Sienna Reid’s sense of pain linked to social justice came to her at age five, when she saw an image on the news of a young girl running and screaming as her naked body was covered with burning napalm. Shortly after she had a fever dream in which she alone was responsible for the suffering of all people on the planet. She had this dream repeatedly, until she realized that the only way to let out the pain that she felt witnessing injustice, was to purposefully create art.
Reid’s art spotlights historic and contemporary scapegoating, and how shaming and character assassination are used to destroy the individual and collective history of women, their intellectual property and their bodily autonomy. She is particularly focused on how words and images have been employed throughout history, to harm and create false narratives with regards to female and LGBTQ+ identity.
Reid uses a wide-ranging multimedia approach in her art incorporating painting, drawing, video, photography, sculpture, engraving, woodworking, ceramics, sound and experimental processes to explore her chosen subjects.
Reid says that one of her greatest accomplishments is her award winning film, Sticks and Stones Trilogy, which received the Eureka Film Festival Human Rights Award. “Since I had no idea how to make a film, I did everything backwards, but with the passion and collaboration of an international group of brilliant people, was able to materialize my vision”. Sound is elemental in her films and installations.
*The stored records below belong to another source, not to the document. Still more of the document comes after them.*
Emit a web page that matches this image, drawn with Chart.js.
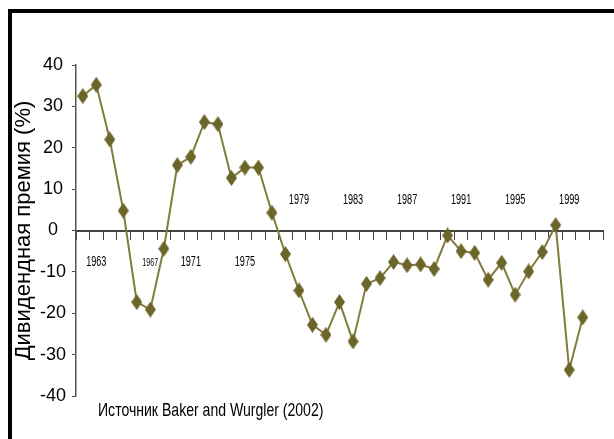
<!DOCTYPE html>
<html>
<head>
<meta charset="utf-8">
<script src="https://cdn.jsdelivr.net/npm/chart.js@4/dist/chart.umd.min.js"></script>
<style>
  html, body { margin: 0; padding: 0; background: #fff; }
  #wrap { position: relative; width: 614px; height: 439px; overflow: hidden; }
  #frame { position: absolute; left: 8px; top: 9px; right: -10px; bottom: -10px;
           border-top: 4px solid #000; border-left: 4px solid #000; }
  canvas { position: absolute; left: 0; top: 0; }
</style>
</head>
<body>
<div id="wrap">
  <div id="frame"></div>
  <canvas id="chart" width="614" height="439"></canvas>
</div>
<script>
// categories (one slot per year, last slot left empty as in the source)
const years = ['1962', '1963', '1964', '1965', '1966', '1967', '1968', '1969', '1970', '1971',
    '1972', '1973', '1974', '1975', '1976', '1977', '1978', '1979', '1980', '1981',
    '1982', '1983', '1984', '1985', '1986', '1987', '1988', '1989', '1990', '1991',
    '1992', '1993', '1994', '1995', '1996', '1997', '1998', '1999', '2000'];

// dividend premium, %
const premium = [32.5, 35.2, 22.0, 4.8, -17.3, -19.1, -4.4, 15.8, 17.8, 26.2,
    25.7, 12.7, 15.2, 15.2, 4.3, -5.7, -14.5, -22.8, -25.2, -17.3,
    -26.8, -12.9, -11.5, -7.6, -8.4, -8.2, -9.3, -1.2, -5.0, -5.4,
    -11.9, -7.8, -15.5, -9.9, -5.2, 1.3, -33.7, -21.0, null];

// year labels as printed on the picture, and the slot each one sits over
const xTickLabels = ['1963', '1967', '1971', '1975', '1979', '1983', '1987', '1991', '1995', '1999'];
const xTickAt = ['1963', '1967', '1970', '1974', '1978', '1982', '1986', '1990', '1994', '1998'];

const yTitle = 'Дивидендная премия (%)';
const sourceNote = 'Источник Baker and Wurgler (2002)';

const sans = '"Liberation Sans", Arial, sans-serif';

function diamond(w, h, color) {
    let c = document.createElement('canvas');
    c.width = w;
    c.height = h;
    let g = c.getContext('2d');
    g.fillStyle = color;
    g.beginPath();
    g.moveTo(w / 2, 0);
    g.lineTo(w, h / 2);
    g.lineTo(w / 2, h);
    g.lineTo(0, h / 2);
    g.closePath();
    g.fill();
    return c;
}

// condensed text, the picture uses a narrow face
function squeezed(ctx, text, x, y, sx) {
    ctx.save();
    ctx.translate(x, y);
    ctx.scale(sx, 1);
    ctx.fillText(text, 0, 0);
    ctx.restore();
}

const yearLabels = {
    id: 'yearLabels',
    afterDatasetsDraw(chart) {
        const {ctx, chartArea, scales: {x, y}} = chart;
        const y0 = y.getPixelForValue(0);
        ctx.save();
        ctx.fillStyle = '#000';
        ctx.textAlign = 'center';
        ctx.textBaseline = 'middle';
        xTickLabels.forEach((text, i) => {
            const px = x.getPixelForValue(years.indexOf(xTickAt[i]));
            const py = i < 4 ? y0 + 32 : y0 - 30;
            ctx.font = (text === '1967' ? 11 : 14) + 'px ' + sans;
            squeezed(ctx, text, px, py, 0.65);
        });
        ctx.font = '19px ' + sans;
        ctx.textAlign = 'left';
        squeezed(ctx, sourceNote, chartArea.left + 22, chartArea.bottom + 15, 0.74);
        ctx.restore();
    }
};

new Chart(document.getElementById('chart'), {
    type: 'line',
    data: {
        labels: years,
        datasets: [{
            data: premium,
            borderColor: '#827c3c',
            borderWidth: 2,
            tension: 0,
            pointStyle: diamond(11, 16, '#6b6529'),
            pointRadius: 6,
            pointHoverRadius: 6
        }]
    },
    options: {
        responsive: false,
        animation: false,
        devicePixelRatio: 1,
        layout: {padding: {left: 0, top: 65, right: 11, bottom: 43}},
        plugins: {legend: {display: false}, tooltip: {enabled: false}},
        scales: {
            x: {
                position: {y: 0},
                offset: true,
                grid: {offset: true, drawOnChartArea: false, drawTicks: true, tickLength: 8, color: '#444', lineWidth: 1},
                border: {display: true, color: '#444', width: 2},
                ticks: {display: false, autoSkip: false}
            },
            y: {
                min: -40,
                max: 40,
                afterFit: s => { s.width = 76; },
                grid: {drawOnChartArea: false, tickLength: 4, color: '#444'},
                border: {display: true, color: '#555', width: 1.5},
                ticks: {stepSize: 10, color: '#000', crossAlign: 'center', padding: 6, font: {family: sans, size: 18}},
                title: {display: true, text: yTitle, color: '#000', padding: {top: 11, bottom: 0}, font: {family: sans, size: 22}}
            }
        }
    },
    plugins: [yearLabels]
});
</script>
</body>
</html>
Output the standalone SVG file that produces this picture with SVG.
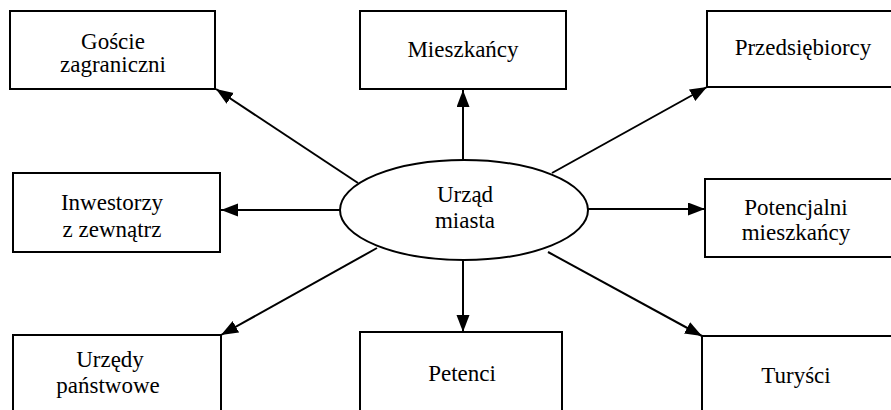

Reid uses her own recordings and has collaborated with sound artist and musician Marcel Andre’ Reid-Jaques on many projects.
Born and raised in the small Victorian town of Port Townsend in the Pacific Northwest, Reid graduated from the University of Washington with a BFA in painting and Art History. She has lived in Seattle, Denver, San Miguel de Allende, and in Rome from 1999-2013. She moved to NYC in 2013 to open an exhibition space and studio in Bushwick. Since 2017, Reid has been living and creating with her husband and their two rescued tuxedo kittens in a turn of the century house, with a renovated deer slaughtering barn converted into her studio. Reid’s art is held in private collections throughout the United States and Europe.